- TASK OBJECTIVE:
Begin the copy with the line that contains "What matplotlib code" and end it with the line that contains "plt.rcParams['font.family'] = ['Open". Print these lines exactly and omit all pictures.

- RECORDS SHOWN:
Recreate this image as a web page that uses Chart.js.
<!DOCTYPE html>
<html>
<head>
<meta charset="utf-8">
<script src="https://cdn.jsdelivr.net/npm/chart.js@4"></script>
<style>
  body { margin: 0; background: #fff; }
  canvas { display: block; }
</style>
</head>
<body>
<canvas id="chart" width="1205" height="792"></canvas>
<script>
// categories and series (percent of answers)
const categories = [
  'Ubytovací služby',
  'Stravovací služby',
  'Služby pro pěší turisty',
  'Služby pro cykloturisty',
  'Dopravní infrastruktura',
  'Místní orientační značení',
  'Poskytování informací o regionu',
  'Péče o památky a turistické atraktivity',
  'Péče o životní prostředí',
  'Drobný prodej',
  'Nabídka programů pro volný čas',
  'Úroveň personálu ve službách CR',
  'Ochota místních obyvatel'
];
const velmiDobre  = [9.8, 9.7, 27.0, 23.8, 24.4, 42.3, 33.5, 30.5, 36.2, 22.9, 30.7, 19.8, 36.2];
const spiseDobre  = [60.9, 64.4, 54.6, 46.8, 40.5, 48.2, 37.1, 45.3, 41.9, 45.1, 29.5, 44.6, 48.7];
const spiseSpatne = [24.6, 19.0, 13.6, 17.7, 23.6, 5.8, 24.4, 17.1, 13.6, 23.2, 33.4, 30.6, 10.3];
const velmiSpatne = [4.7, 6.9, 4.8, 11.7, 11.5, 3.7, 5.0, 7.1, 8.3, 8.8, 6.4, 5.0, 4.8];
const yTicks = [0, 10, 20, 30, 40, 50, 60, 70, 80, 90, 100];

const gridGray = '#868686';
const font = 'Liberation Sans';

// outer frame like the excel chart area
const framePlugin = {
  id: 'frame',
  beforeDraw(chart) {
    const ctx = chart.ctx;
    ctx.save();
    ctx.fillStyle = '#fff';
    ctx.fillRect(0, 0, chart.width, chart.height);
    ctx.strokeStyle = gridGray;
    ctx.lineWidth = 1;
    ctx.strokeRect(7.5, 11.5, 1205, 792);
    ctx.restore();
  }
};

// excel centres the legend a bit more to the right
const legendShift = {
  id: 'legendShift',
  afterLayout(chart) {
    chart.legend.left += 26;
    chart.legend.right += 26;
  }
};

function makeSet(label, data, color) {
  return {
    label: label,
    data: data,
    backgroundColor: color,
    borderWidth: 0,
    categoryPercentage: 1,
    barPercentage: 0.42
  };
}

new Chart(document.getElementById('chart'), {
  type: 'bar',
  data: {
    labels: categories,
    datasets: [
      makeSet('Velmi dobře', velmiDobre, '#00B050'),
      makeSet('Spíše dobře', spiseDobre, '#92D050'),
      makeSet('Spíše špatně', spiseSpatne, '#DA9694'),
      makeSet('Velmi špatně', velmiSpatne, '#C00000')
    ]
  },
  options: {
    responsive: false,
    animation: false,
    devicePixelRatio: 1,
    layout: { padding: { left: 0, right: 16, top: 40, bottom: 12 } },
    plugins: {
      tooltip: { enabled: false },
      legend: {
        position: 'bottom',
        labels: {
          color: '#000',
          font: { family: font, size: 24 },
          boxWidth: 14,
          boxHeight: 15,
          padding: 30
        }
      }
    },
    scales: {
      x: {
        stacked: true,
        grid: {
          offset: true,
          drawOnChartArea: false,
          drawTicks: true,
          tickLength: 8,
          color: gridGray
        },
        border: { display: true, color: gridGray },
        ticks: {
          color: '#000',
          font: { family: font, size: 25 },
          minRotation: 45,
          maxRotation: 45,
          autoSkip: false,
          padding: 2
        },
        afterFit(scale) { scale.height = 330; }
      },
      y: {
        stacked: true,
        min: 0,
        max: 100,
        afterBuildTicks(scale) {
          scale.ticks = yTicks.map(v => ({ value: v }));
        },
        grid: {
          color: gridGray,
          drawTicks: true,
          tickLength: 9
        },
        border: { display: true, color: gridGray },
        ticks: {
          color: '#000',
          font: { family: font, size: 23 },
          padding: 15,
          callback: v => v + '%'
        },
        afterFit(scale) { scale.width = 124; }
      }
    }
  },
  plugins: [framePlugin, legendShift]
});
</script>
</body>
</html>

...

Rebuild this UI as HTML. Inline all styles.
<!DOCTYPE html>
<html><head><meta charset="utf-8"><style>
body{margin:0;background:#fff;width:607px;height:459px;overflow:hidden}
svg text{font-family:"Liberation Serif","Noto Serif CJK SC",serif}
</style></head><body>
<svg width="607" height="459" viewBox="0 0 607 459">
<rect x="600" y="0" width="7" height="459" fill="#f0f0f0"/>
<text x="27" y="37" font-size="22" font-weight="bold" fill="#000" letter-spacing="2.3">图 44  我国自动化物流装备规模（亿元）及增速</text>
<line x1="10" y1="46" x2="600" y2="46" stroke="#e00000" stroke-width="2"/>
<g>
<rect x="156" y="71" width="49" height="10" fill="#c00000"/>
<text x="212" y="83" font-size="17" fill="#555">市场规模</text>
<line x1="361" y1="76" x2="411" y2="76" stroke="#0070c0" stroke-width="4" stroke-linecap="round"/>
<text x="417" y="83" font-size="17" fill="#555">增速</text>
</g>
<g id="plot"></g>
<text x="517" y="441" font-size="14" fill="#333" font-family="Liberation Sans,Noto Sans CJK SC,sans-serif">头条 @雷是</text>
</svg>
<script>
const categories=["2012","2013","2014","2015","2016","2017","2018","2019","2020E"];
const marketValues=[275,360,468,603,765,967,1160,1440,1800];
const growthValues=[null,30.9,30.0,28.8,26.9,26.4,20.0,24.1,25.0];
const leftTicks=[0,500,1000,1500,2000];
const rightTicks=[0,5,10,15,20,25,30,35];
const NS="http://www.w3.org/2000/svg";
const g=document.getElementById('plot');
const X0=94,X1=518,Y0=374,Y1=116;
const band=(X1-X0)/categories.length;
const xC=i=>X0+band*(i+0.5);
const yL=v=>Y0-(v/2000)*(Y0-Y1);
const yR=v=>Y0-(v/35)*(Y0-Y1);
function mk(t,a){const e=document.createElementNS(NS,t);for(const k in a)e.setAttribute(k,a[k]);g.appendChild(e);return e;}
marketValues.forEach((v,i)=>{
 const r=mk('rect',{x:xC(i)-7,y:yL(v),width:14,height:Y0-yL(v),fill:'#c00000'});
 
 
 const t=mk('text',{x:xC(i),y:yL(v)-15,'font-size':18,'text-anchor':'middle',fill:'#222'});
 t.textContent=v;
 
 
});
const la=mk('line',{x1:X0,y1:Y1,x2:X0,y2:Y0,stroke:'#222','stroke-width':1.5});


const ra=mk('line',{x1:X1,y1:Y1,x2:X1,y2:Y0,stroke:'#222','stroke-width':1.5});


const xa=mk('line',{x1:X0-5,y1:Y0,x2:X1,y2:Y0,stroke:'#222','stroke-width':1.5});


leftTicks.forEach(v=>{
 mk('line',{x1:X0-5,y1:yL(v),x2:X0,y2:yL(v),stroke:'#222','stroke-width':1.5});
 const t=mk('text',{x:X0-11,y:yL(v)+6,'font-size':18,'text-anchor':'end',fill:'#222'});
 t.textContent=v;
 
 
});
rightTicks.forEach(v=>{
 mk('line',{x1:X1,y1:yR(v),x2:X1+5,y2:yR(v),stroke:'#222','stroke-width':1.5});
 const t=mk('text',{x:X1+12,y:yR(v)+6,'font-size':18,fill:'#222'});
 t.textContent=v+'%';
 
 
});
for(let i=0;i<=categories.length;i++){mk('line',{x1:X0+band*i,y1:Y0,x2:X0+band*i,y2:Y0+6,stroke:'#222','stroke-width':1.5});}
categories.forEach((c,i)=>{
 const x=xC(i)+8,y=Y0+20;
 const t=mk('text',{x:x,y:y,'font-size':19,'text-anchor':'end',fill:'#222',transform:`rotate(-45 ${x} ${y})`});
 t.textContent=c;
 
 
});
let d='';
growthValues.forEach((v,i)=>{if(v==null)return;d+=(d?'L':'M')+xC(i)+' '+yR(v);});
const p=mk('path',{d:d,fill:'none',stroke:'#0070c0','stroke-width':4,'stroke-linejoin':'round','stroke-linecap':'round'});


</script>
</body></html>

---

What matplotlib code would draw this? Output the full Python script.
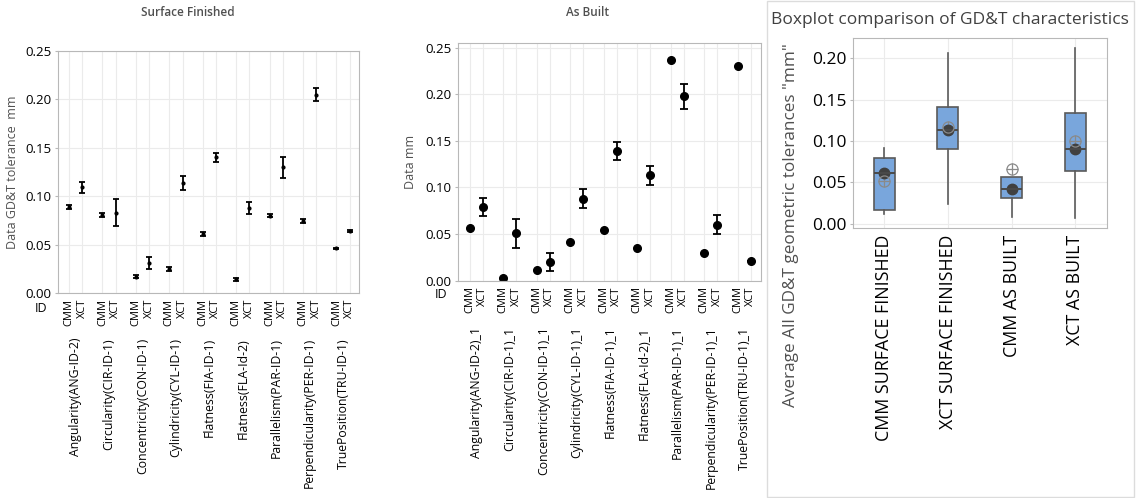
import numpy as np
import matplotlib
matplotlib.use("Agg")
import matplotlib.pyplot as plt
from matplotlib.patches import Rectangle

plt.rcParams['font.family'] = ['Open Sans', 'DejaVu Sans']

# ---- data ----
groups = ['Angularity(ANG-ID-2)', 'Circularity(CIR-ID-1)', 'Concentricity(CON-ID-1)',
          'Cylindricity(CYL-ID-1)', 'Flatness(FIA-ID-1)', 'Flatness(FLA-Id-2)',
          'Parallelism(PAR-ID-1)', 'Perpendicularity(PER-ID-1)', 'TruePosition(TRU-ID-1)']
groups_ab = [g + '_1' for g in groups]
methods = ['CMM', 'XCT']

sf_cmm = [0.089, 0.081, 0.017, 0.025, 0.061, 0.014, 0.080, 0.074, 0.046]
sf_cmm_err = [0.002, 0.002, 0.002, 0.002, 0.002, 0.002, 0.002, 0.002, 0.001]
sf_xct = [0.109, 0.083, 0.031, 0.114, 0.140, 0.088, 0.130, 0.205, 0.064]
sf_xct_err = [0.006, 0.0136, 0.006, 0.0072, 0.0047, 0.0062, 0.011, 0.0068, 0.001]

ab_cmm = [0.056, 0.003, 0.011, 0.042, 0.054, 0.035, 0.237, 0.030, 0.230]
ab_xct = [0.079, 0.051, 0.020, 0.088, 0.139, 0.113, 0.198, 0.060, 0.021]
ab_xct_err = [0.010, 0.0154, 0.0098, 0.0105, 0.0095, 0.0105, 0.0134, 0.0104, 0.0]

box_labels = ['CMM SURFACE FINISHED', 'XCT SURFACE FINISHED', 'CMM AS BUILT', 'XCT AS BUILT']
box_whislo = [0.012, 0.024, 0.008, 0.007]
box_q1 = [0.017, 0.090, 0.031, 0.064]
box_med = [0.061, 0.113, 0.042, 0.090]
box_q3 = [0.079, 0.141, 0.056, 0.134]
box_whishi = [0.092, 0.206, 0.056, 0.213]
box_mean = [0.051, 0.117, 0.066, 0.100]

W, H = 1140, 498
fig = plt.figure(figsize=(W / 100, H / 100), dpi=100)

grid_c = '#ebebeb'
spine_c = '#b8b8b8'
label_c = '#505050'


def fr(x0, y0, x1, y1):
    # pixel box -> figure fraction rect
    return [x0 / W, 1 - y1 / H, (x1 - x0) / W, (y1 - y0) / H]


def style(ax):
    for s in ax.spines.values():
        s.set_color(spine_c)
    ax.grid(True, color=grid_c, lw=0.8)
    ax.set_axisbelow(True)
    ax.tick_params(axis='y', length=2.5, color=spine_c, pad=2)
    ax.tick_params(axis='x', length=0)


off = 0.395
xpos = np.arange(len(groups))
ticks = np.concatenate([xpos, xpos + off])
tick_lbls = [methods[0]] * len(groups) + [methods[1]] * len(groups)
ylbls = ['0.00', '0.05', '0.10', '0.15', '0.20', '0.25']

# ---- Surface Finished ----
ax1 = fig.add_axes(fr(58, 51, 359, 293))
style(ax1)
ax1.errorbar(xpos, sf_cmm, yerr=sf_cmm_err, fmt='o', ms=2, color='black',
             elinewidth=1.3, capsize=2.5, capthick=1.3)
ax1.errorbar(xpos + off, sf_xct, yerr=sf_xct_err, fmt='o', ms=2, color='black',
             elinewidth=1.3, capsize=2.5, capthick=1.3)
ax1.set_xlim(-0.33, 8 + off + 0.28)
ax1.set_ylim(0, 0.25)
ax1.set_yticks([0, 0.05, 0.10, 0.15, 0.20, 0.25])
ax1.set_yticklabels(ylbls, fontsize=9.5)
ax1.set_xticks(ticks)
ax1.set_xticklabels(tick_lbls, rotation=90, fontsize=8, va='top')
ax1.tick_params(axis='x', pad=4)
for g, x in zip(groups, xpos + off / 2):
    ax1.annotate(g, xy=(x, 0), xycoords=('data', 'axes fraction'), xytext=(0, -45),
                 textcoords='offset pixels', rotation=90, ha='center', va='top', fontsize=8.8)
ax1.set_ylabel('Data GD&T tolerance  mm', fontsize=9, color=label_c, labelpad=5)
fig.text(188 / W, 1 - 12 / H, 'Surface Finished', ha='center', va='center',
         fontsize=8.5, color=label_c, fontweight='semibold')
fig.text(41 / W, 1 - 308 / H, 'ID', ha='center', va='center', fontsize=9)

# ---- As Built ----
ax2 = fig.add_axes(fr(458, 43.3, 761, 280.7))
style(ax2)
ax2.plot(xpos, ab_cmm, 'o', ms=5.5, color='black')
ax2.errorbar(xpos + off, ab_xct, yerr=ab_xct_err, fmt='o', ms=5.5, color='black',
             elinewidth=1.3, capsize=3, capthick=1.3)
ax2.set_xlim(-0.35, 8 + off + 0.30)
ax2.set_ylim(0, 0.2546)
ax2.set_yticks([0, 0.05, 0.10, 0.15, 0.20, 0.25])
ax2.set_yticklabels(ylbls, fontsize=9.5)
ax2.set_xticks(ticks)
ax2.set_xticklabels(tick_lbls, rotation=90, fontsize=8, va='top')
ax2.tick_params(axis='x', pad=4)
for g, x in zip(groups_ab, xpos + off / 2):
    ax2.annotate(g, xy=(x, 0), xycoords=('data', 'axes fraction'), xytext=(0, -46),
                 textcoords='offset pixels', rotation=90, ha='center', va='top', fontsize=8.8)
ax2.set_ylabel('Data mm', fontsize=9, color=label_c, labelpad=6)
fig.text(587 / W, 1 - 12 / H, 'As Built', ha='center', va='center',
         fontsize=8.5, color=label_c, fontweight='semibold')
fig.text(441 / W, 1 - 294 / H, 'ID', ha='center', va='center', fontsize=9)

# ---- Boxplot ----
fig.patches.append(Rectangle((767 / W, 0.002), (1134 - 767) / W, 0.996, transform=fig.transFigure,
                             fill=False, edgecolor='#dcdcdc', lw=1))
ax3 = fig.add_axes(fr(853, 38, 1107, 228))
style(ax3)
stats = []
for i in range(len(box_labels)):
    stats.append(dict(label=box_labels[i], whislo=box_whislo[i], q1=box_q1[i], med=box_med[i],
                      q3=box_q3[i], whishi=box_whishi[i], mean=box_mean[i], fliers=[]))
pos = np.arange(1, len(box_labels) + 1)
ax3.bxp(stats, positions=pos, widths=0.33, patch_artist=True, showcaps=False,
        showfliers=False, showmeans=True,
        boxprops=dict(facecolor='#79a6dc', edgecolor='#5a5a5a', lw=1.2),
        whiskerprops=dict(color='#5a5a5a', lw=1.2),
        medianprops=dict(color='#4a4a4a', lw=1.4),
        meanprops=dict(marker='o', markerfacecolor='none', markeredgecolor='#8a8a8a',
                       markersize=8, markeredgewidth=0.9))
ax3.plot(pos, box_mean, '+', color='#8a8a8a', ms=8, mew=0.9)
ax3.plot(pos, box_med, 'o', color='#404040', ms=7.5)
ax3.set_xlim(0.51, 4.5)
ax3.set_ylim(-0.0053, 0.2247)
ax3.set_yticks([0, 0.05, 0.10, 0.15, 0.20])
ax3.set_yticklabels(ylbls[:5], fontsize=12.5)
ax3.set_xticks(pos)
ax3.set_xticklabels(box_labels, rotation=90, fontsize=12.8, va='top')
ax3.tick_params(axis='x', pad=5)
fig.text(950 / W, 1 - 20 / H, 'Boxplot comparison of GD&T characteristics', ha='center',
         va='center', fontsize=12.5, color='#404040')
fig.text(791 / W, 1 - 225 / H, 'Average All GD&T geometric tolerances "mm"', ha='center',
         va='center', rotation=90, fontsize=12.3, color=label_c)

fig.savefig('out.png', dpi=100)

- EXPECTED OUTPUT:
What matplotlib code would draw this? Output the full Python script.
import numpy as np
import matplotlib
matplotlib.use("Agg")
import matplotlib.pyplot as plt
from matplotlib.patches import Rectangle

plt.rcParams['font.family'] = ['Open Sans', 'DejaVu Sans']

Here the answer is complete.